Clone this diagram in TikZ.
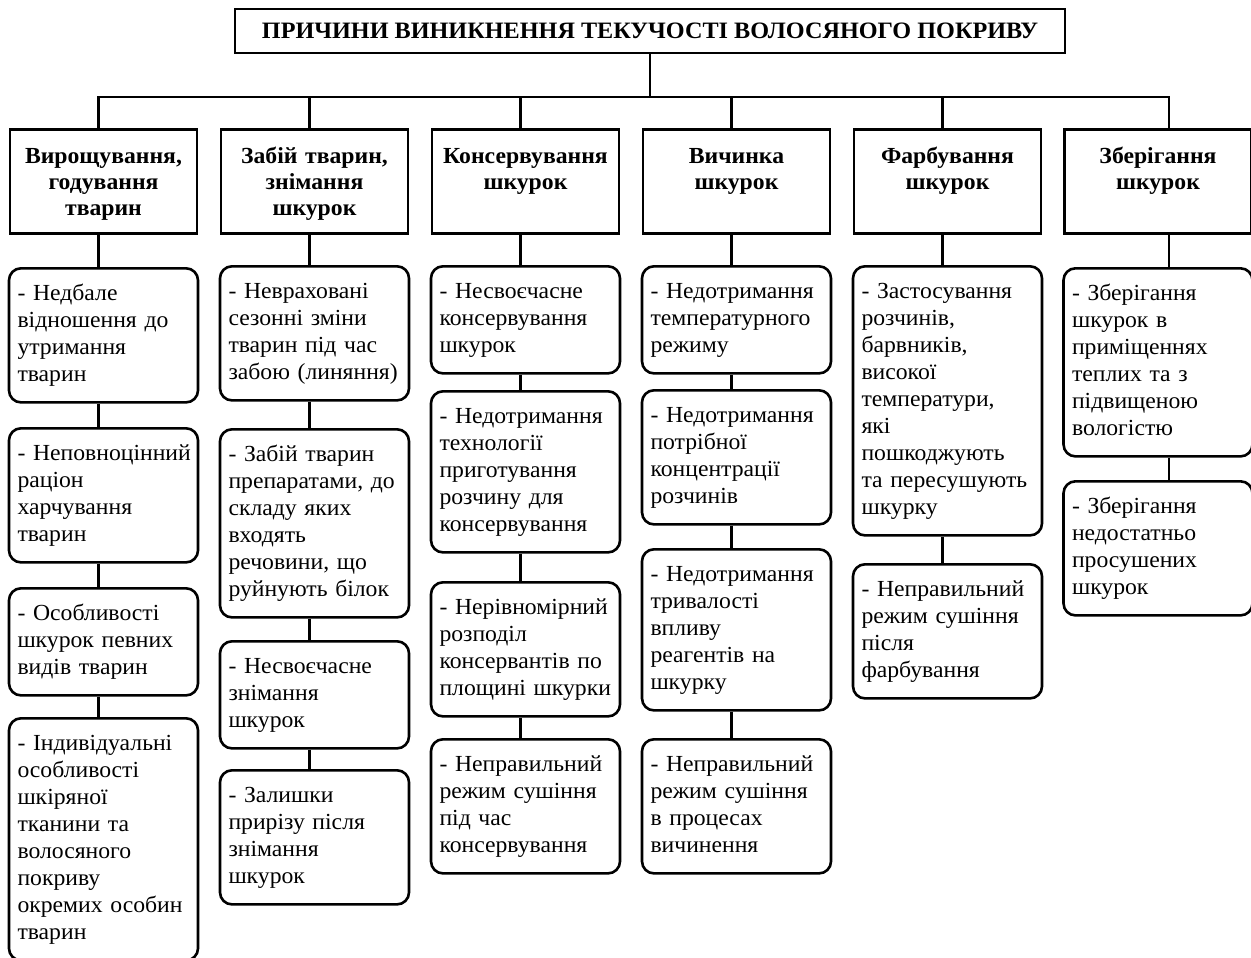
\documentclass[tikz,border=0pt]{standalone}
\usepackage{fontspec}
\setmainfont[FakeStretch=1.03]{Liberation Serif}
\exhyphenpenalty=10000
\hyphenpenalty=10000

\begin{document}
\begin{tikzpicture}[x=1pt, y=-1pt,
    titlebox/.style={draw=black, line width=2.8pt, font=\bfseries\fontsize{23.5}{27}\selectfont, minimum width=830pt, minimum height=44pt},
    headbox/.style={draw=black, line width=2.8pt, font=\bfseries\fontsize{23}{26}\selectfont, align=center, text width=175pt, inner xsep=6pt, inner ysep=15pt, text height=19pt, text depth=55pt, anchor=north},
    causebox/.style={draw=black, line width=2.6pt, rounded corners=12pt, font=\fontsize{23}{27}\selectfont, align=left, text width=172pt, inner xsep=8.5pt, inner ysep=13pt, text height=19pt, anchor=north, execute at end node=\strut},
    link/.style={line width=2.4pt}]
        \useasboundingbox (0, 0) rectangle (1251, 958);
        \node [titlebox] at (650, 31)  (title) {ПРИЧИНИ ВИНИКНЕННЯ ТЕКУЧОСТІ ВОЛОСЯНОГО ПОКРИВУ};
        \coordinate (bus) at (650, 97);
        % stages
        \node [headbox] at (103.5, 128)  (grow)  {Вирощування,\\годування\\тварин};
        \node [headbox] at (314.5, 128)  (slay)  {Забій тварин,\\знімання\\шкурок};
        \node [headbox] at (525.5, 128)  (cure)  {Консервування\\шкурок};
        \node [headbox] at (736.5, 128)  (tan)   {Вичинка\\шкурок};
        \node [headbox] at (947.5, 128)  (dye)   {Фарбування\\шкурок};
        \node [headbox] at (1158, 128)   (store) {Зберігання\\шкурок};
        % causes
        \node [causebox] at (103.5, 267) (grow1) {-~Недбале\\відношення до\\утримання\\тварин};
        \node [causebox] at (103.5, 427) (grow2) {-~Неповноцінний\\раціон\\харчування\\тварин};
        \node [causebox] at (103.5, 587) (grow3) {-~Особливості\\шкурок певних\\видів тварин};
        \node [causebox] at (103.5, 717) (grow4) {-~Індивідуальні\\особливості\\шкіряної\\тканини та\\волосяного\\покриву\\окремих~особин\\тварин};
        \node [causebox] at (314.5, 265) (slay1) {-~Невраховані\\сезонні зміни\\тварин під час\\забою~(линяння)};
        \node [causebox] at (314.5, 428) (slay2) {-~Забій тварин\\препаратами,~до\\складу яких\\входять\\речовини, що\\руйнують~білок};
        \node [causebox] at (314.5, 640) (slay3) {-~Несвоєчасне\\знімання\\шкурок};
        \node [causebox] at (314.5, 769) (slay4) {-~Залишки\\прирізу після\\знімання\\шкурок};
        \node [causebox] at (525.5, 265) (cure1) {-~Несвоєчасне\\консервування\\шкурок};
        \node [causebox] at (525.5, 390) (cure2) {-~Недотримання\\технології\\приготування\\розчину для\\консервування};
        \node [causebox] at (525.5, 581) (cure3) {-~Нерівномірний\\розподіл\\консервантів~по\\площині~шкурки};
        \node [causebox] at (525.5, 738) (cure4) {-~Неправильний\\режим~сушіння\\під час\\консервування};
        \node [causebox] at (736.5, 265) (tan1)  {-~Недотримання\\температурного\\режиму};
        \node [causebox] at (736.5, 389) (tan2)  {-~Недотримання\\потрібної\\концентрації\\розчинів};
        \node [causebox] at (736.5, 548) (tan3)  {-~Недотримання\\тривалості\\впливу\\реагентів~на\\шкурку};
        \node [causebox] at (736.5, 738) (tan4)  {-~Неправильний\\режим~сушіння\\в процесах\\вичинення};
        \node [causebox] at (947.5, 265) (dye1)  {-~Застосування\\розчинів,\\барвників,\\високої\\температури,\\які\\пошкоджують\\та~пересушують\\шкурку};
        \node [causebox] at (947.5, 563) (dye2)  {-~Неправильний\\режим~сушіння\\після\\фарбування};
        \node [causebox] at (1158, 267)  (store1) {-~Зберігання\\шкурок в\\приміщеннях\\теплих та з\\підвищеною\\вологістю};
        \node [causebox] at (1158, 480)  (store2) {-~Зберігання\\недостатньо\\просушених\\шкурок};
        % tree
        \draw [link] (title) -- (bus);
        \draw [link] ([xshift=-5pt]grow.north) |- (bus) -| ([xshift=11pt]store.north);
        \draw [link, transform canvas={xshift=-5pt}]
            (slay) -- (slay |- bus) (cure) -- (cure |- bus)
            (tan) -- (tan |- bus) (dye) -- (dye |- bus);
        \draw [link, transform canvas={xshift=-5pt}]
            (grow) edge (grow1) (grow1) edge (grow2) (grow2) edge (grow3) (grow3) edge (grow4)
            (slay) edge (slay1) (slay1) edge (slay2) (slay2) edge (slay3) (slay3) edge (slay4)
            (cure) edge (cure1) (cure1) edge (cure2) (cure2) edge (cure3) (cure3) edge (cure4)
            (tan) edge (tan1) (tan1) edge (tan2) (tan2) edge (tan3) (tan3) edge (tan4)
            (dye) edge (dye1) (dye1) edge (dye2);
        \draw [link, transform canvas={xshift=11pt}]
            (store) edge (store1) (store1) edge (store2);
    \end{tikzpicture}
\end{document}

**Task statement:** Copy every line of the data word for word, omitting the images.

**Answer to the exercise:**
Clone this diagram in TikZ.
\documentclass[tikz,border=0pt]{standalone}
\usepackage{fontspec}
\setmainfont[FakeStretch=1.03]{Liberation Serif}
\exhyphenpenalty=10000
\hyphenpenalty=10000

\begin{document}
\begin{tikzpicture}[x=1pt, y=-1pt,
    titlebox/.style={draw=black, line width=2.8pt, font=\bfseries\fontsize{23.5}{27}\selectfont, minimum width=830pt, minimum height=44pt},
    headbox/.style={draw=black, line width=2.8pt, font=\bfseries\fontsize{23}{26}\selectfont, align=center, text width=175pt, inner xsep=6pt, inner ysep=15pt, text height=19pt, text depth=55pt, anchor=north},
    causebox/.style={draw=black, line width=2.6pt, rounded corners=12pt, font=\fontsize{23}{27}\selectfont, align=left, text width=172pt, inner xsep=8.5pt, inner ysep=13pt, text height=19pt, anchor=north, execute at end node=\strut},
    link/.style={line width=2.4pt}]
        \useasboundingbox (0, 0) rectangle (1251, 958);
        \node [titlebox] at (650, 31)  (title) {ПРИЧИНИ ВИНИКНЕННЯ ТЕКУЧОСТІ ВОЛОСЯНОГО ПОКРИВУ};
        \coordinate (bus) at (650, 97);
        % stages
        \node [headbox] at (103.5, 128)  (grow)  {Вирощування,\\годування\\тварин};
        \node [headbox] at (314.5, 128)  (slay)  {Забій тварин,\\знімання\\шкурок};
        \node [headbox] at (525.5, 128)  (cure)  {Консервування\\шкурок};
        \node [headbox] at (736.5, 128)  (tan)   {Вичинка\\шкурок};
        \node [headbox] at (947.5, 128)  (dye)   {Фарбування\\шкурок};
        \node [headbox] at (1158, 128)   (store) {Зберігання\\шкурок};
        % causes
        \node [causebox] at (103.5, 267) (grow1) {-~Недбале\\відношення до\\утримання\\тварин};
        \node [causebox] at (103.5, 427) (grow2) {-~Неповноцінний\\раціон\\харчування\\тварин};
        \node [causebox] at (103.5, 587) (grow3) {-~Особливості\\шкурок певних\\видів тварин};
        \node [causebox] at (103.5, 717) (grow4) {-~Індивідуальні\\особливості\\шкіряної\\тканини та\\волосяного\\покриву\\окремих~особин\\тварин};
        \node [causebox] at (314.5, 265) (slay1) {-~Невраховані\\сезонні зміни\\тварин під час\\забою~(линяння)};
        \node [causebox] at (314.5, 428) (slay2) {-~Забій тварин\\препаратами,~до\\складу яких\\входять\\речовини, що\\руйнують~білок};
        \node [causebox] at (314.5, 640) (slay3) {-~Несвоєчасне\\знімання\\шкурок};
        \node [causebox] at (314.5, 769) (slay4) {-~Залишки\\прирізу після\\знімання\\шкурок};
        \node [causebox] at (525.5, 265) (cure1) {-~Несвоєчасне\\консервування\\шкурок};
        \node [causebox] at (525.5, 390) (cure2) {-~Недотримання\\технології\\приготування\\розчину для\\консервування};
        \node [causebox] at (525.5, 581) (cure3) {-~Нерівномірний\\розподіл\\консервантів~по\\площині~шкурки};
        \node [causebox] at (525.5, 738) (cure4) {-~Неправильний\\режим~сушіння\\під час\\консервування};
        \node [causebox] at (736.5, 265) (tan1)  {-~Недотримання\\температурного\\режиму};
        \node [causebox] at (736.5, 389) (tan2)  {-~Недотримання\\потрібної\\концентрації\\розчинів};
        \node [causebox] at (736.5, 548) (tan3)  {-~Недотримання\\тривалості\\впливу\\реагентів~на\\шкурку};
        \node [causebox] at (736.5, 738) (tan4)  {-~Неправильний\\режим~сушіння\\в процесах\\вичинення};
        \node [causebox] at (947.5, 265) (dye1)  {-~Застосування\\розчинів,\\барвників,\\високої\\температури,\\які\\пошкоджують\\та~пересушують\\шкурку};
        \node [causebox] at (947.5, 563) (dye2)  {-~Неправильний\\режим~сушіння\\після\\фарбування};
        \node [causebox] at (1158, 267)  (store1) {-~Зберігання\\шкурок в\\приміщеннях\\теплих та з\\підвищеною\\вологістю};
        \node [causebox] at (1158, 480)  (store2) {-~Зберігання\\недостатньо\\просушених\\шкурок};
        % tree
        \draw [link] (title) -- (bus);
        \draw [link] ([xshift=-5pt]grow.north) |- (bus) -| ([xshift=11pt]store.north);
        \draw [link, transform canvas={xshift=-5pt}]
            (slay) -- (slay |- bus) (cure) -- (cure |- bus)
            (tan) -- (tan |- bus) (dye) -- (dye |- bus);
        \draw [link, transform canvas={xshift=-5pt}]
            (grow) edge (grow1) (grow1) edge (grow2) (grow2) edge (grow3) (grow3) edge (grow4)
            (slay) edge (slay1) (slay1) edge (slay2) (slay2) edge (slay3) (slay3) edge (slay4)
            (cure) edge (cure1) (cure1) edge (cure2) (cure2) edge (cure3) (cure3) edge (cure4)
            (tan) edge (tan1) (tan1) edge (tan2) (tan2) edge (tan3) (tan3) edge (tan4)
            (dye) edge (dye1) (dye1) edge (dye2);
        \draw [link, transform canvas={xshift=11pt}]
            (store) edge (store1) (store1) edge (store2);
    \end{tikzpicture}
\end{document}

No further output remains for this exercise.